Nesse caso, referem, as tropas de Pedro Nuno Santos mobilizar-se-iam de imediato para impedir um ‘assalto ao poder’ que consideram ilegítimo e inaceitável.
Mas ainda que afastem Mário Centeno como reserva de António Costa no caso de S. Bento, mesmo entre os seguidores do mais do que anunciado candidato a secretário-geral do partido há quem veja no governador a melhor alternativa ao nome de Augusto Santos Silva.

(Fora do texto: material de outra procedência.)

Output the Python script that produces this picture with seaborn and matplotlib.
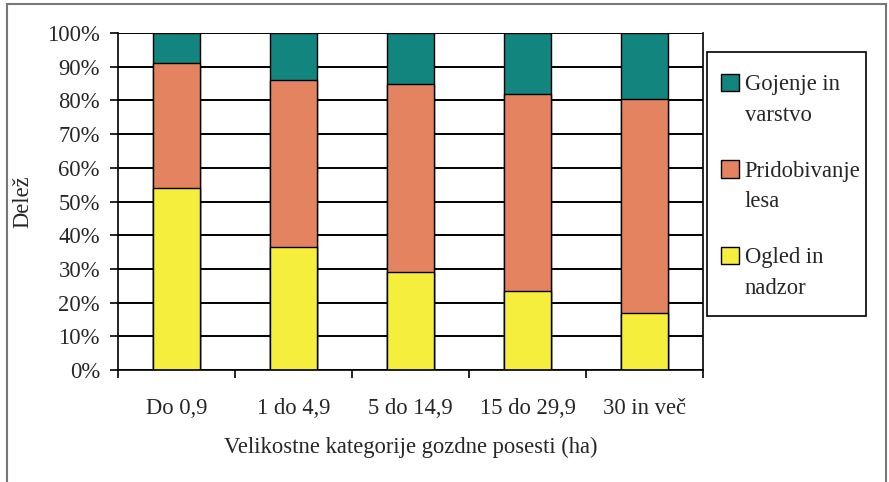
import numpy as np
import pandas as pd
import seaborn as sns
import matplotlib.pyplot as plt
from matplotlib.patches import Rectangle
from matplotlib.legend_handler import HandlerPatch

categories = ['Do 0,9', '1 do 4,9', '5 do 14,9', '15 do 29,9', '30 in več']
ogled = [54, 36.5, 29, 23.5, 17]          # Ogled in nadzor
pridobivanje = [37, 49.5, 56, 58.5, 63.5]  # Pridobivanje lesa
gojenje = [9, 14, 15, 18, 19.5]            # Gojenje in varstvo
series_labels = ['Gojenje in\nvarstvo', 'Pridobivanje\nlesa', 'Ogled in\nnadzor']
colors = ['#12857E', '#E3835F', '#F5EE3C']

df = pd.DataFrame({'kat': categories, 'ogled': ogled,
                   'prid': pridobivanje, 'goj': gojenje})
df['c1'] = df['ogled']
df['c2'] = df['ogled'] + df['prid']
df['c3'] = df['c2'] + df['goj']

sns.set_style('white')
plt.rcParams['font.family'] = ['Liberation Serif', 'DejaVu Serif']
fs = 16.3

W, H = 889, 482
fig = plt.figure(figsize=(W / 100, H / 100), dpi=100)
ax = fig.add_axes([118 / W, 1 - 370 / H, (703 - 118) / W, (370 - 33) / H])

# stacked bars drawn as cumulative layers
for col, c in zip(['c3', 'c2', 'c1'], colors):
    sns.barplot(data=df, x='kat', y=col, color=c, width=0.41, edgecolor='black',
                linewidth=1, saturation=1, ax=ax)

ax.set_ylim(0, 100)
ax.set_xlim(-0.5, 4.5)
ax.set_yticks(np.arange(0, 101, 10))
ax.set_yticklabels([f'{v}%' for v in range(0, 101, 10)], fontsize=fs)
ax.yaxis.grid(True, color='black', linewidth=1.4)
ax.set_axisbelow(True)
for s in ax.spines.values():
    s.set_color('black')
    s.set_linewidth(1.2)
ax.spines['top'].set_visible(False)

ax.set_xticks(range(5))
ax.set_xticklabels(categories, fontsize=fs)
ax.set_xticks(np.arange(-0.5, 5, 1), minor=True)
ax.tick_params(axis='x', which='major', length=0, pad=20)
ax.tick_params(axis='x', which='minor', direction='out', length=6, width=1.2, color='black', bottom=True)
ax.tick_params(axis='y', direction='out', length=6, width=1.2, color='black', left=True, pad=7)

ax.set_xlabel('Velikostne kategorije gozdne posesti (ha)', fontsize=fs, labelpad=13)
ax.set_ylabel('Delež', fontsize=fs, labelpad=10)


# legend square sits next to the first line of the label
def square_first_line(legend, orig_handle, xdescent, ydescent, width, height, fontsize):
    return Rectangle((-xdescent, -ydescent + fontsize * 0.78), width, height)


handles = [Rectangle((0, 0), 1, 1, facecolor=c, edgecolor='black', linewidth=1) for c in colors]
leg = fig.legend(handles, series_labels, loc='upper left', bbox_to_anchor=(707 / W, 1 - 60 / H),
                 frameon=False, fontsize=fs,
                 handlelength=0.8, handleheight=0.8, handletextpad=0.25,
                 labelspacing=1.55, borderpad=0.62, borderaxespad=0,
                 handler_map={Rectangle: HandlerPatch(patch_func=square_first_line)})
for t in leg.get_texts():
    t.set_linespacing(1.6)

# legend frame
fig.patches.append(Rectangle((707 / W, 1 - 316 / H), (866 - 707) / W, (316 - 52) / H,
                             transform=fig.transFigure, fill=False, edgecolor='black', linewidth=1.2))
# outer chart frame
fig.patches.append(Rectangle((7 / W, -0.05), 879 / W, 1.05 - 4 / H, transform=fig.transFigure,
                             fill=False, edgecolor='#777777', linewidth=1.5))

fig.savefig('out.png', dpi=100)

Desde logo, porque o presidente da AR nunca esteve alinhado com o líder da ala socialista mais à esquerda; depois, porque Pedro Nuno Santos é um assumido defensor de que o PS tem de apresentar um candidato presidencial com potencial ganhador, o que as sondagens até agora realizadas claramente desaconselham que Santos Silva o possa vir a ser.
Consenso no Largo do Rato
A questão de o PS apresentar um candidato com possibilidades de chegar a Belém e acabar com a malapata histórica de não acertar com a estratégia para as presidenciais é, aliás, consensual no partido.
Se Mário Soares e Jorge Sampaio chegaram à Presidência por iniciativa própria e levando o PS a reboque, já todas as outras escolhas do PS nas eleições para a chefia do Estado revelaram-se desastrosas e dividiram os socialistas: mesmo quando José Sócrates resolveu voltar a recandidatar o ‘Velho Leão’ (Mário Soares), desconsiderando outro ‘histórico’, Manuel Alegre, que mesmo assim foi a jogo, acabando ambos por ficar muito aquém do candidato da direita, na altura, Cavaco Silva; ou quando Sampaio da Nóvoa e Maria de Belém dividiram as águas abrindo caminho para o passeio de Marcelo Rebelo de Sousa na sua primeira eleição; ou mesmo nas últimas eleições, em que, não obstante o ‘casamento perfeito’ entre os inquilinos de S. Bento e Belém, ainda assim houve socialistas a defender o apoio do partido a uma candidata marginal e sem qualquer hipótese de sequer beliscar a mais do que certa reeleição do histórico comentador e antigo líder social-democrata, Ana Gomes.
António Costa já disse que não será candidato às presidenciais de 2026. E às legislativas desse ano logo se verá – sendo que essa reflexão, se tudo correr sem sobressaltos até lá, só a terá de fazer quando já souber com quem terá de eventualmente coabitar caso seja recandidato a primeiro-ministro e volta a ser reeleito. Nesse caso, se Santos Silva não tem hipóteses, Centeno poderá ser mesmo a sua melhor solução.